# [Prompt]
Can you find the lines of the listing that include "with" and copy every one?

=======

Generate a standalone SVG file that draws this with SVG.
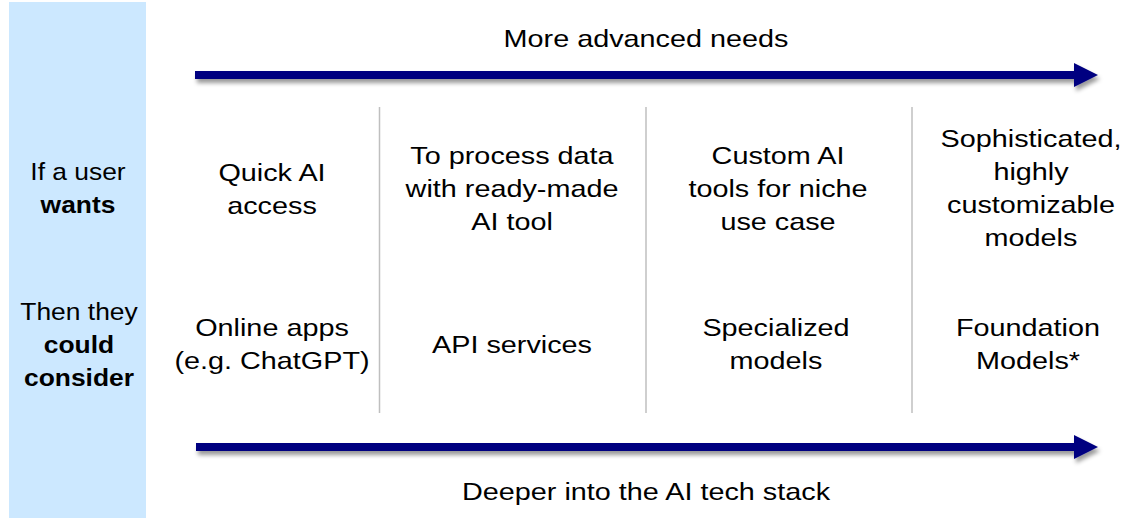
<svg xmlns="http://www.w3.org/2000/svg" width="1135" height="518" viewBox="0 0 1135 518">
<style>
text{font-family:"Liberation Sans",Arial,sans-serif;font-size:24px;fill:#000;text-anchor:middle}
.b{font-weight:bold}
.div{stroke:#BFBFBF;stroke-width:1.5}
.arr{fill:#000080}
</style>
<defs>
<filter id="sh" x="-5%" y="-50%" width="110%" height="250%">
<feDropShadow dx="2" dy="4" stdDeviation="2" flood-color="#000" flood-opacity="0.4"/>
</filter>
</defs>
<rect width="1135" height="518" fill="#fff"/>
<g id="side-panel">
<rect x="9" y="2" width="137" height="516" fill="#CCE8FF"/>
<text transform="translate(78,180) scale(1.1,1)">If a user</text>
<text class="b" transform="translate(78,213) scale(1.1,1)">wants</text>
<text transform="translate(79,320) scale(1.1,1)">Then they</text>
<text class="b" transform="translate(79,353) scale(1.1,1)">could</text>
<text class="b" transform="translate(79,386) scale(1.1,1)">consider</text>
</g>
<g id="connectors">
<path class="arr" filter="url(#sh)" d="M195,71 H1074 V63 L1098,75 L1074,87 V79 H195 Z"/>
<path class="arr" filter="url(#sh)" d="M196,443 H1074 V435 L1098,447 L1074,459 V451 H196 Z"/>
<line class="div" x1="379.5" y1="107" x2="379.5" y2="413"/>
<line class="div" x1="646" y1="107" x2="646" y2="413"/>
<line class="div" x1="912" y1="107" x2="912" y2="413"/>
</g>
<g id="top-label"><text transform="translate(646,47) scale(1.2,1)">More advanced needs</text></g>
<g id="bottom-label"><text transform="translate(646,500) scale(1.2,1)">Deeper into the AI tech stack</text></g>
<g id="col1">
<text transform="translate(272,181) scale(1.2,1)">Quick AI</text>
<text transform="translate(272,214) scale(1.2,1)">access</text>
<text transform="translate(272,336) scale(1.2,1)">Online apps</text>
<text transform="translate(272,369) scale(1.2,1)">(e.g. ChatGPT)</text>
</g>
<g id="col2">
<text transform="translate(512,164) scale(1.2,1)">To process data</text>
<text transform="translate(512,197) scale(1.2,1)">with ready-made</text>
<text transform="translate(512,230) scale(1.2,1)">AI tool</text>
<text transform="translate(512,353) scale(1.2,1)">API services</text>
</g>
<g id="col3">
<text transform="translate(778,164) scale(1.2,1)">Custom AI</text>
<text transform="translate(778,197) scale(1.2,1)">tools for niche</text>
<text transform="translate(778,230) scale(1.2,1)">use case</text>
<text transform="translate(776,336) scale(1.2,1)">Specialized</text>
<text transform="translate(776,369) scale(1.2,1)">models</text>
</g>
<g id="col4">
<text transform="translate(1031,147) scale(1.2,1)">Sophisticated,</text>
<text transform="translate(1031,180) scale(1.2,1)">highly</text>
<text transform="translate(1031,213) scale(1.2,1)">customizable</text>
<text transform="translate(1031,246) scale(1.2,1)">models</text>
<text transform="translate(1028,336) scale(1.2,1)">Foundation</text>
<text transform="translate(1028,369) scale(1.2,1)">Models*</text>
</g>
</svg>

=======

# [Completed task]
Generate a standalone SVG file that draws this with SVG.
<text transform="translate(512,197) scale(1.2,1)">with ready-made</text>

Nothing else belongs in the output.